Example 4: Heatmap with Colorbar

import matplotlib.pyplot as plt
import numpy as np

# Generate correlation matrix
np.random.seed(42)
n = 10
A = np.random.randn(n, n)
corr_matrix = np.corrcoef(A)

# Create figure
fig, ax = plt.subplots(figsize=(4, 3.5))

# Plot heatmap
im = ax.imshow(corr_matrix, cmap='RdBu_r', vmin=-1, vmax=1, aspect='auto')

# Add colorbar
cbar = plt.colorbar(im, ax=ax, fraction=0.046, pad=0.04)
cbar.set_label('Correlation coefficient', rotation=270, labelpad=15)

# Set ticks and labels
gene_names = [f'Gene{i+1}' for i in range(n)]
ax.set_xticks(np.arange(n))
ax.set_yticks(np.arange(n))
ax.set_xticklabels(gene_names, rotation=45, ha='right')
ax.set_yticklabels(gene_names)

# Add grid
ax.set_xticks(np.arange(n)-.5, minor=True)
ax.set_yticks(np.arange(n)-.5, minor=True)
ax.grid(which='minor', color='white', linestyle='-', linewidth=0.5)

fig.tight_layout()
save_publication_figure(fig, 'correlation_heatmap')
plt.show()

Example 5: Seaborn Violin Plot

import matplotlib.pyplot as plt
import seaborn as sns
import pandas as pd
import numpy as np

# Generate sample data
np.random.seed(42)
data = pd.DataFrame({
    'condition': np.repeat(['Control', 'Drug A', 'Drug B'], 50),
    'value': np.concatenate([
        np.random.normal(100, 15, 50),
        np.random.normal(120, 20, 50),
        np.random.normal(140, 18, 50)
    ])
})

# Set style
sns.set_style('ticks')
sns.set_palette(['#0072B2', '#E69F00', '#009E73'])

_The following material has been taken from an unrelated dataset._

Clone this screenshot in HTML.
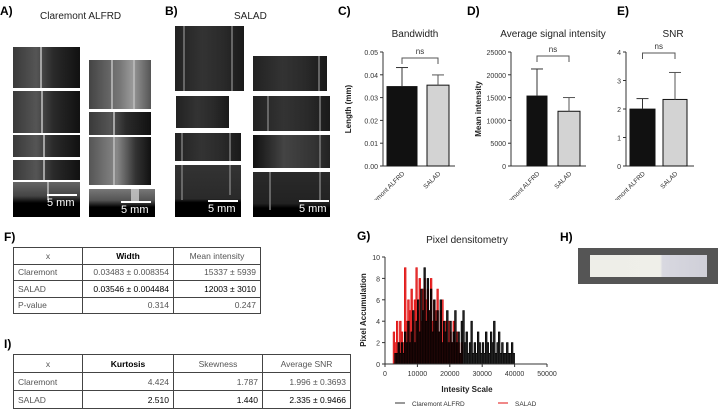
<!DOCTYPE html>
<html><head><meta charset="utf-8"><style>
body{margin:0;width:718px;height:407px;background:#fff;position:relative;overflow:hidden;font-family:"Liberation Sans",sans-serif;color:#222}
.abs{position:absolute}
.lbl{position:absolute;font-weight:bold;font-size:12px;color:#000}
.tile{position:absolute;background:linear-gradient(90deg,#3a3a3a 0%,#555 35%,#2a2a2a 60%,#111 100%);overflow:hidden}
.tile i{position:absolute;top:0;bottom:0;width:2px;background:#bbb;opacity:.8}
.tile.b{background:linear-gradient(90deg,#222 0%,#333 40%,#2a2a2a 70%,#1a1a1a 100%)}
.tile.b i{background:#777}
.sb{position:absolute;color:#fff;font-size:11px}
.sb b{display:block;height:2px;background:#fff;margin-bottom:1px}
table{position:absolute;border-collapse:collapse;font-size:8.5px;color:#555}
td{border:1px solid #444;padding:0 4px;text-align:right;height:15.5px}
td:first-child{text-align:left}
tr:first-child td{text-align:center}
</style></head><body>
<div class="lbl" style="left:0;top:4px">A)</div>
<div class="abs" style="left:40px;top:11px;font-size:10px">Claremont ALFRD</div>
<div class="lbl" style="left:165px;top:4px">B)</div>
<div class="abs" style="left:234px;top:11px;font-size:10px">SALAD</div>

<div>
<div class="tile" style="left:13px;top:47px;width:67px;height:41px"><i style="left:27px"></i></div>
<div class="tile" style="left:13px;top:91px;width:67px;height:42px"><i style="left:28px"></i></div>
<div class="tile" style="left:13px;top:135px;width:67px;height:22px"><i style="left:30px"></i></div>
<div class="tile" style="left:13px;top:160px;width:67px;height:20px"><i style="left:30px"></i></div>
<div class="tile" style="left:13px;top:182px;width:67px;height:35px;background:linear-gradient(180deg,#666 0%,#444 40%,#000 60%)"><i style="left:34px;height:18px"></i><div class="sb" style="left:34px;top:12px;width:30px"><b></b>5 mm</div></div>
<div class="tile" style="left:89px;top:60px;width:62px;height:49px;background:linear-gradient(90deg,#444,#777 50%,#999 70%,#555)"><i style="left:22px"></i><i style="left:44px"></i></div>
<div class="tile" style="left:89px;top:112px;width:62px;height:23px"><i style="left:24px"></i></div>
<div class="tile" style="left:89px;top:137px;width:62px;height:48px;background:linear-gradient(90deg,#555,#888 45%,#333 75%,#111)"><i style="left:24px"></i></div>
<div class="tile" style="left:89px;top:189px;width:66px;height:28px;background:linear-gradient(180deg,#777 0%,#555 40%,#000 65%)"><i style="left:42px;height:14px;width:8px;background:#ccc"></i><div class="sb" style="left:32px;top:12px;width:30px"><b></b>5 mm</div></div>
</div>
<div>
<div class="tile b" style="left:175px;top:26px;width:69px;height:65px"><i style="left:8px"></i><i style="left:56px"></i></div>
<div class="tile b" style="left:176px;top:96px;width:53px;height:32px"></div>
<div class="tile b" style="left:175px;top:133px;width:66px;height:28px"><i style="left:6px"></i><i style="left:54px"></i></div>
<div class="tile b" style="left:175px;top:165px;width:66px;height:52px;background:linear-gradient(180deg,#333 0%,#2a2a2a 65%,#000 72%)"><i style="left:6px;height:35px"></i><i style="left:54px;height:30px"></i><div class="sb" style="left:33px;top:35px;width:30px"><b></b>5 mm</div></div>
<div class="tile b" style="left:253px;top:56px;width:74px;height:35px"><i style="left:65px"></i></div>
<div class="tile b" style="left:253px;top:96px;width:77px;height:35px"><i style="left:14px"></i><i style="left:66px"></i></div>
<div class="tile b" style="left:253px;top:135px;width:77px;height:33px;background:linear-gradient(90deg,#111,#444 40%,#333 80%,#222)"><i style="left:66px"></i></div>
<div class="tile b" style="left:253px;top:172px;width:77px;height:45px;background:linear-gradient(180deg,#2a2a2a 0%,#222 70%,#000 80%)"><i style="left:16px;height:38px"></i><i style="left:66px;height:30px"></i><div class="sb" style="left:46px;top:28px;width:30px"><b></b>5 mm</div></div>
</div>

<div class="lbl" style="left:338px;top:4px">C)</div>
<div class="lbl" style="left:467px;top:4px">D)</div>
<div class="lbl" style="left:617px;top:4px">E)</div>
<svg id="bars" class="abs" style="left:0;top:0" width="718" height="200"></svg>

<div class="lbl" style="left:4px;top:230px">F)</div>
<table style="left:13px;top:247px;width:248px">
<tr><td style="width:60px">x</td><td style="width:82px;color:#000;font-weight:bold">Width</td><td>Mean intensity</td></tr>
<tr><td>Claremont</td><td>0.03483 ± 0.008354</td><td>15337 ± 5939</td></tr>
<tr><td>SALAD</td><td style="color:#000">0.03546 ± 0.004484</td><td style="color:#000">12003 ± 3010</td></tr>
<tr><td>P-value</td><td>0.314</td><td>0.247</td></tr>
</table>
<div class="lbl" style="left:4px;top:337px">I)</div>
<table style="left:13px;top:354px;width:338px">
<tr><td style="width:60px;height:17px">x</td><td style="width:82px;color:#000;font-weight:bold">Kurtosis</td><td style="width:80px">Skewness</td><td>Average SNR</td></tr>
<tr><td style="height:17px">Claremont</td><td>4.424</td><td>1.787</td><td>1.996 ± 0.3693</td></tr>
<tr><td style="height:17px">SALAD</td><td style="color:#000">2.510</td><td style="color:#000">1.440</td><td style="color:#000">2.335 ± 0.9466</td></tr>
</table>

<div class="lbl" style="left:357px;top:229px">G)</div>
<svg id="hist" class="abs" style="left:320px;top:200px" width="260" height="207"></svg>

<div class="lbl" style="left:560px;top:230px">H)</div>
<div class="abs" style="left:578px;top:248px;width:140px;height:36px;background:#555">
<div class="abs" style="left:12px;top:7px;width:117px;height:22px;background:linear-gradient(90deg,#eeeee8 0%,#efefe9 60%,#d8d8e0 62%,#cfcfd8 100%)"></div>
</div>

<script>
const NS="http://www.w3.org/2000/svg";
function mk(p,t,a,txt){const e=document.createElementNS(NS,t);for(const k in a)e.setAttribute(k,a[k]);if(txt!=null)e.textContent=txt;p.appendChild(e);return e;}
const barCats=["Claremont ALFRD","SALAD"];
const bwMeans=[0.03483,0.03546];
const bwErr=[0.008354,0.004484];
const bwTicks=["0.00","0.01","0.02","0.03","0.04","0.05"];
const miMeans=[15337,12003];
const miErr=[5939,3010];
const miTicks=["0","5000","10000","15000","20000","25000"];
const snrMeans=[1.996,2.335];
const snrErr=[0.3693,0.9466];
const snrTicks=["0","1","2","3","4"];
const svg=document.getElementById('bars');
function barChart(o){
  const y0=166,h=114,ax=o.ax,max=o.max;
  const Y=v=>y0-v/max*h;
  const g=mk(svg,'g',{});
  
  
  mk(g,'text',{x:o.tx,y:37,'font-size':10,'text-anchor':'middle',fill:'#222'},o.title);
  mk(g,'line',{x1:ax,y1:Y(max),x2:ax,y2:y0,stroke:'#333','stroke-width':1});
  mk(g,'line',{x1:ax,y1:y0,x2:ax+o.w,y2:y0,stroke:'#333','stroke-width':1});
  o.ticks.forEach((t,i)=>{const v=max*i/(o.ticks.length-1);
    mk(g,'line',{x1:ax-3,y1:Y(v),x2:ax,y2:Y(v),stroke:'#333'});
    mk(g,'text',{x:ax-5,y:Y(v)+3,'font-size':7,'text-anchor':'end',fill:'#333'},t);});
  mk(g,'text',{x:0,y:0,'font-size':8,'font-weight':'bold','text-anchor':'middle',fill:'#222',transform:`translate(${o.ylx},109) rotate(-90)`},o.ylab);
  const cx=[];
  o.means.forEach((m,i)=>{const x=o.bx[i],w=o.bw[i];cx.push(x+w/2);
    const r=mk(g,'rect',{x:x,y:Y(m),width:w,height:y0-Y(m),fill:i?'#d3d3d3':'#111',stroke:'#111','stroke-width':1});
    
    
    const c=i?'#555':'#333';
    mk(g,'line',{x1:x+w/2,y1:Y(m),x2:x+w/2,y2:Y(m+o.err[i]),stroke:c});
    mk(g,'line',{x1:x+w/2-6,y1:Y(m+o.err[i]),x2:x+w/2+6,y2:Y(m+o.err[i]),stroke:c});
    mk(g,'text',{x:0,y:0,'font-size':6.5,'text-anchor':'end',fill:'#333',transform:`translate(${x+w/2+3},${y0+8}) rotate(-45)`},barCats[i]);
  });
  const by=o.by;
  mk(g,'polyline',{points:`${cx[0]},${by+6} ${cx[0]},${by} ${cx[1]},${by} ${cx[1]},${by+6}`,fill:'none',stroke:'#555'});
  mk(g,'text',{x:(cx[0]+cx[1])/2,y:by-4,'font-size':8,'text-anchor':'middle',fill:'#333'},'ns');
}
barChart({name:'bandwidth-chart',title:'Bandwidth',tx:415,ax:383,w:72,max:0.05,means:bwMeans,err:bwErr,ticks:bwTicks,bx:[387,427],bw:[30,22],ylab:'Length (mm)',ylx:351,by:58});
barChart({name:'mean-intensity-chart',title:'Average signal intensity',tx:553,ax:511,w:75,max:25000,means:miMeans,err:miErr,ticks:miTicks,bx:[527,558],bw:[20,22],ylab:'Mean intensity',ylx:481,by:56});
barChart({name:'snr-chart',title:'SNR',tx:673,ax:626,w:68,max:4,means:snrMeans,err:snrErr,ticks:snrTicks,bx:[630,663],bw:[25,24],ylab:'',ylx:610,by:53});

// histogram
const binStart=2500, binWidth=500;
const claremontCounts=[0,1,1,2,1,2,1,3,2,4,2,3,5,2,4,6,3,7,5,9,4,8,5,7,3,6,4,5,3,6,2,4,3,5,2,4,2,3,5,2,3,1,4,5,2,3,1,2,4,1,2,1,3,2,1,2,1,3,2,1,3,2,4,1,2,3,1,2,1,1,2,1,1,2,1,0];
const saladCounts=[3,2,4,2,4,3,2,9,4,6,5,7,4,6,9,5,8,4,7,8,6,7,5,8,4,6,5,7,3,5,6,3,4,2,4,3,2,4,2,3,2,1,2,0];
const xTicks=["0","10000","20000","30000","40000","50000"];
const yTicks=["0","2","4","6","8","10"];
const hs=document.getElementById('hist');
const X=v=>65+v/50000*162, HY=v=>164-v/10*107;
mk(hs,'text',{x:147,y:43,'font-size':10,'text-anchor':'middle',fill:'#222'},'Pixel densitometry');
function series(arr,col,name){
  const g=mk(hs,'g',{});
  
  
  let pts=[];
  arr.forEach((c,i)=>{const a=binStart+i*binWidth;
    if(c>0)mk(g,'rect',{x:X(a),y:HY(c),width:X(a+binWidth)-X(a),height:164-HY(c),fill:col,opacity:0.85});
    pts.push(`${X(a)},${HY(c)}`,`${X(a+binWidth)},${HY(c)}`);
    mk(g,'line',{x1:X(a),y1:164,x2:X(a),y2:HY(c),stroke:col,'stroke-width':0.6});
  });
  mk(g,'polyline',{points:pts.join(' '),fill:'none',stroke:col,'stroke-width':0.6});
}
series(saladCounts,'#e01010','salad-series');
series(claremontCounts,'#000','claremont-series');
mk(hs,'line',{x1:65,y1:57,x2:65,y2:164,stroke:'#333'});
mk(hs,'line',{x1:65,y1:164,x2:227,y2:164,stroke:'#333'});
xTicks.forEach((t,i)=>{const v=i*10000;mk(hs,'line',{x1:X(v),y1:164,x2:X(v),y2:167,stroke:'#333'});
  mk(hs,'text',{x:X(v),y:176,'font-size':7,'text-anchor':'middle',fill:'#333'},t);});
yTicks.forEach((t,i)=>{const v=i*2;mk(hs,'line',{x1:62,y1:HY(v),x2:65,y2:HY(v),stroke:'#333'});
  mk(hs,'text',{x:60,y:HY(v)+3,'font-size':7,'text-anchor':'end',fill:'#333'},t);});
mk(hs,'text',{x:0,y:0,'font-size':8,'font-weight':'bold','text-anchor':'middle',fill:'#222',transform:'translate(46,110) rotate(-90)'},'Pixel Accumulation');
mk(hs,'text',{x:147,y:192,'font-size':8,'font-weight':'bold','text-anchor':'middle',fill:'#222'},'Intesity Scale');
mk(hs,'line',{x1:75,y1:203,x2:85,y2:203,stroke:'#333'});
mk(hs,'text',{x:92,y:206,'font-size':6.5,fill:'#333'},'Claremont ALFRD');
mk(hs,'line',{x1:178,y1:203,x2:188,y2:203,stroke:'#e01010'});
mk(hs,'text',{x:195,y:206,'font-size':6.5,fill:'#333'},'SALAD');
</script>
</body></html>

fig, ax = plt.subplots(figsize=(3.5, 3))

# Create violin plot
sns.violinplot(data=data, x='condition', y='value', ax=ax,
               inner='box', linewidth=0.8)

# Add strip plot
sns.stripplot(data=data, x='condition', y='value', ax=ax,
              size=2, alpha=0.3, color='black')

# Customize
ax.set_xlabel('')
ax.set_ylabel('Expression level (AU)')
ax.spines['top'].set_visible(False)
ax.spines['right'].set_visible(False)

fig.tight_layout()
save_publication_figure(fig, 'violin_plot')
plt.show()

Example 6: Scientific Scatter with Regression

import matplotlib.pyplot as plt
import numpy as np
from scipy import stats

# Generate data with correlation
np.random.seed(42)
x = np.random.randn(100)
y = 2.5 * x + np.random.randn(100) * 0.8

# Calculate regression
slope, intercept, r_value, p_value, std_err = stats.linregress(x, y)

# Create figure
fig, ax = plt.subplots(figsize=(3.5, 3.5))

# Scatter plot
ax.scatter(x, y, s=15, alpha=0.6, color='#0072B2', edgecolors='none')

# Regression line
x_line = np.array([x.min(), x.max()])
y_line = slope * x_line + intercept
ax.plot(x_line, y_line, 'r-', linewidth=1.5, label=f'y = {slope:.2f}x + {intercept:.2f}')

# Add statistics text
stats_text = f'$R^2$ = {r_value**2:.3f}\n$p$ < 0.001' if p_value < 0.001 else f'$R^2$ = {r_value**2:.3f}\n$p$ = {p_value:.3f}'
ax.text(0.05, 0.95, stats_text, transform=ax.transAxes,
        verticalalignment='top', fontsize=7,
        bbox=dict(boxstyle='round', facecolor='white', alpha=0.8, edgecolor='gray', linewidth=0.5))

# Customize
ax.set_xlabel('Predictor variable')
ax.set_ylabel('Response variable')
ax.spines['top'].set_visible(False)
ax.spines['right'].set_visible(False)

fig.tight_layout()
save_publication_figure(fig, 'scatter_regression')
plt.show()

Example 7: Time Series with Shaded Error

import matplotlib.pyplot as plt
import numpy as np

# Generate time series data
np.random.seed(42)
time = np.linspace(0, 24, 100)
n_replicates = 5

# Simulate multiple replicates
data = np.array([10 * np.exp(-time/10) + np.random.normal(0, 0.5, 100)
                 for _ in range(n_replicates)])

# Calculate mean and SEM
mean = data.mean(axis=0)
sem = data.std(axis=0) / np.sqrt(n_replicates)

# Create figure
fig, ax = plt.subplots(figsize=(4, 2.5))

# Plot mean line
ax.plot(time, mean, linewidth=1.5, color='#0072B2', label='Mean ± SEM')

# Add shaded error region
ax.fill_between(time, mean - sem, mean + sem,
                alpha=0.3, color='#0072B2', linewidth=0)

# Customize
ax.set_xlabel('Time (hours)')
ax.set_ylabel('Concentration (μM)')
ax.legend(frameon=False, loc='upper right')
ax.spines['top'].set_visible(False)
ax.spines['right'].set_visible(False)
ax.set_xlim(0, 24)
ax.set_ylim(0, 12)

fig.tight_layout()
save_publication_figure(fig, 'timeseries_shaded')
plt.show()

Example 8: Plotly Interactive Figure

import plotly.graph_objects as go
import numpy as np

# Generate data
np.random.seed(42)
x = np.random.randn(100)
y = 2*x + np.random.randn(100)
colors = np.random.choice(['Group A', 'Group B'], 100)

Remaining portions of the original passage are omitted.